Gasps, heard around the world last November when U2 fans heard of Bono’s bicycle accident in New York’s Central Park.
Fans began to wonder if this could be the final performance for Bono with injuries that included a facial fracture, pins in the arm and a long road to recovery.
However has Bono continues to work on his health one thing is clear. The relevancy of U2 shall never be in question again.
U2 dominance in the digital download space and recurring listener space has proven that U2 can create new audience by simple smart marketing.
The Kantar report , which sampled 978 iOS users drawn from a larger panel of more than 2,500, 23 percent of them listened to U2 in January. In comparison, 11 percent listened to at least one song by Taylor Swift.

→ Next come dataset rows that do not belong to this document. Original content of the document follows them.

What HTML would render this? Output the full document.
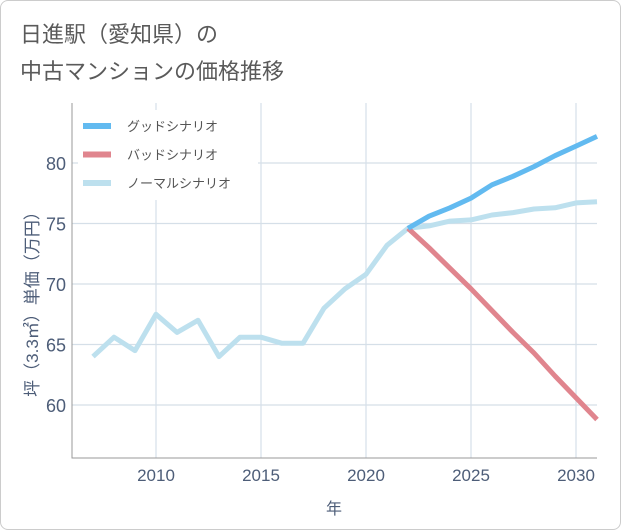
<!DOCTYPE html>
<html><head><meta charset="utf-8"><style>
body{margin:0;background:#fff;font-family:"Liberation Sans","Noto Sans CJK JP",sans-serif;}
.card{position:absolute;left:0;top:0;width:619px;height:528px;border:1px solid #ccc;border-radius:8px;background:#fff;}
.title{position:absolute;left:20px;top:16px;font-size:22px;line-height:37px;color:#5a5a5a;}
</style></head><body>
<div class="card"></div>
<div class="title">日進駅（愛知県）の<br>中古マンションの価格推移</div>
<svg width="621" height="530" style="position:absolute;left:0;top:0">
<g id="grid"></g><g id="axes"></g><g id="lines"></g><g id="legend"></g>
</svg>
<script>
const years=[2007,2008,2009,2010,2011,2012,2013,2014,2015,2016,2017,2018,2019,2020,2021,2022,2023,2024,2025,2026,2027,2028,2029,2030,2031];
const normal=[64,65.6,64.5,67.5,66,67,64,65.6,65.6,65.1,65.1,68,69.6,70.8,73.2,74.6,74.8,75.2,75.3,75.7,75.9,76.2,76.3,76.7,76.8];
const goodYears=[2022,2023,2024,2025,2026,2027,2028,2029,2030,2031];
const good=[74.6,75.6,76.3,77.1,78.2,78.9,79.7,80.6,81.4,82.2];
const bad=[74.6,73.0,71.3,69.6,67.8,66.0,64.3,62.4,60.6,58.8];
const xTicks=[2010,2015,2020,2025,2030];
const yTicks=[60,65,70,75,80];
const X0=72,X1=597,Y0=458,Y1=103;
const xs=y=>X0+(y-2006)/(2031-2006)*(X1-X0);
const ys=v=>405-(v-60)*12.1;
const NS="http://www.w3.org/2000/svg";
function mk(t,p,a){const e=document.createElementNS(NS,t);for(const k in a)e.setAttribute(k,a[k]);p.appendChild(e);return e;}
const grid=document.getElementById('grid'),axes=document.getElementById('axes'),lines=document.getElementById('lines'),leg=document.getElementById('legend');
xTicks.forEach(t=>{const l=mk('line',grid,{x1:xs(t),x2:xs(t),y1:Y1,y2:Y0,stroke:'#d5dfe8','stroke-width':1.2});

const tx=mk('text',axes,{x:xs(t),y:481,'text-anchor':'middle','font-size':17,fill:'#4d5d78'});tx.textContent=t;
});
yTicks.forEach(t=>{const l=mk('line',grid,{x1:X0,x2:X1,y1:ys(t),y2:ys(t),stroke:'#d5dfe8','stroke-width':1.2});

const tx=mk('text',axes,{x:66,y:ys(t)+7,'text-anchor':'end','font-size':18,fill:'#4d5d78'});tx.textContent=t;
});
const ax=mk('path',axes,{d:`M${X0} ${Y1}V${Y0}H${X1}`,fill:'none',stroke:'#999','stroke-width':1});

const xt=mk('text',axes,{x:334,y:514,'text-anchor':'middle','font-size':16,fill:'#4d5d78'});xt.textContent='年';

const yt=mk('text',axes,{x:0,y:0,'text-anchor':'middle','font-size':17,fill:'#4d5d78',transform:'translate(38,300) rotate(-90)'});yt.textContent='坪（3.3㎡）単価（万円）';

function series(xsArr,vals,color,name){const d=vals.map((v,i)=>(i?'L':'M')+xs(xsArr[i]).toFixed(1)+' '+ys(v).toFixed(1)).join('');
const p=mk('path',lines,{d,fill:'none',stroke:color,'stroke-width':5,'stroke-linejoin':'round'});
}
series(years,normal,'#bde0ee','normal-scenario-line');
series(goodYears,bad,'#e0858e','bad-scenario-line');
series(goodYears,good,'#62baf0','good-scenario-line');
const lb=mk('rect',leg,{x:78,y:110,width:180,height:90,fill:'#fff'});

[['グッドシナリオ','#62baf0'],['バッドシナリオ','#e0858e'],['ノーマルシナリオ','#bde0ee']].forEach((e,i)=>{
const y=126+i*28.5;
const l=mk('line',leg,{x1:83,x2:111,y1:y,y2:y,stroke:e[1],'stroke-width':6});

const t=mk('text',leg,{x:127,y:y+5,'font-size':13,fill:'#555'});t.textContent=e[0];
});
</script>
</body></html>
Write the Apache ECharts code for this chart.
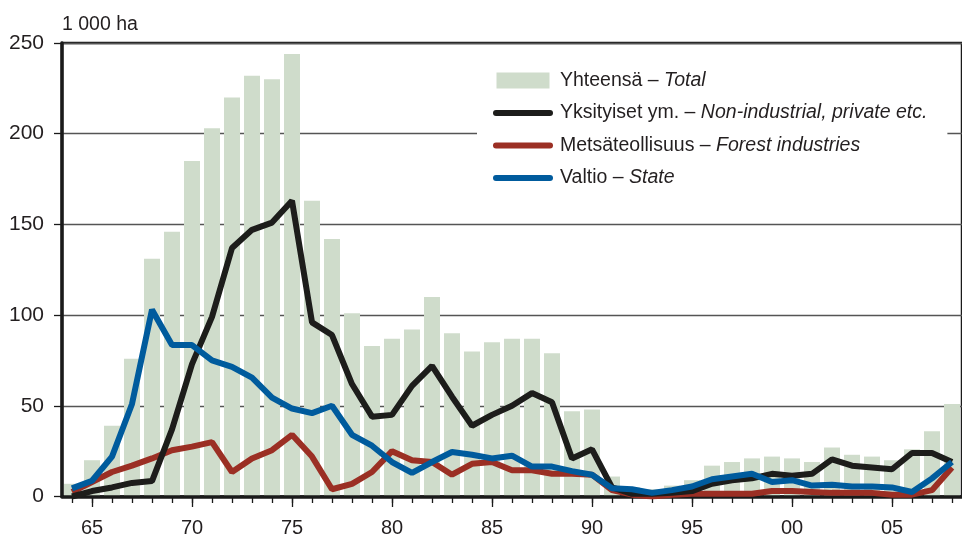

"Haven't got a clue!" Bono admits when asked about Kantar and its methodology. "I guess it's possible they could have randomly selected thousands of individuals with impeccable taste," he cracks, "who are not unduly influenced by the feeding frenzy that the blogosphere seems to become if there's a spot of blood in the water." The Edge had some comments in a RS interview that highlighted. That lots of music fans simply just download music or sign up for services with reading the fine print.
"Lots of people, including me, don't read the instructions. When you select automatic download on iOS, you're signing up to be pushed free content. It's not exactly small print, it's just a box you tick or don't. I understand how and why people got annoyed. But really, with all that's going on in the world. . .come on. Apple and U2 were genuine about this whole thing. Apple were being generous and we were trying to do something different to get through the noise. There's always a few teething problems when you're in new territory. . .One of which was that people thought we were giving the album away, that we'd suddenly become all about free music, when the opposite is true. We fervently believe all artists should be paid for their work. But we, like every musician, have to look at other models of getting paid. We were in the position where we can take a chance like this and weather the storm. There's some phrase about breaking eggs and omelets that's probably appropriate here. "
When asked what have you learned about the digital era, The Edge replied we're in the dawn of it. The thing it's easy to forget when you live in modern times is that they're modern for about another 30 seconds. . .more so than ever. In a few years we'll look back on this time like we look back on VCRs and rotary phones. When the radio arrived, everyone thought that was the end of sheet music. I think music has become devalued and disposable in the commercial world – but not to music lovers or the people who make it, and not all big tech either. Apple – and U2 – fight hard for artists to be paid.
In the future, technology has to be a better servant of music, and not its slave master. We can take advantage of the benefits of technology, and we do, but it's also beholden on those of us who have been so well rewarded by music to figure out a way to preserve the ability for artists to create and thrive. Fans have always shared U2 music either by cassettes or cd’s the next phase was not as challenging as one would think. Digital music is here to stay how people pay for it remains to be up for possible interpretation. U2 has always had bright young marketing people around them to think out of the box when it comes to promoting U2 music. The survey proves that nothing can be left to chance. Creative minds should be looking at new ways to reach their audience.
Bono said it sounds boring, but our drug of choice at the moment is songwriting, and trying to take U2's to the next level. What is clear is that U2 is not going into that discount record bin anytime soon and that the future is as bright as they want it to be.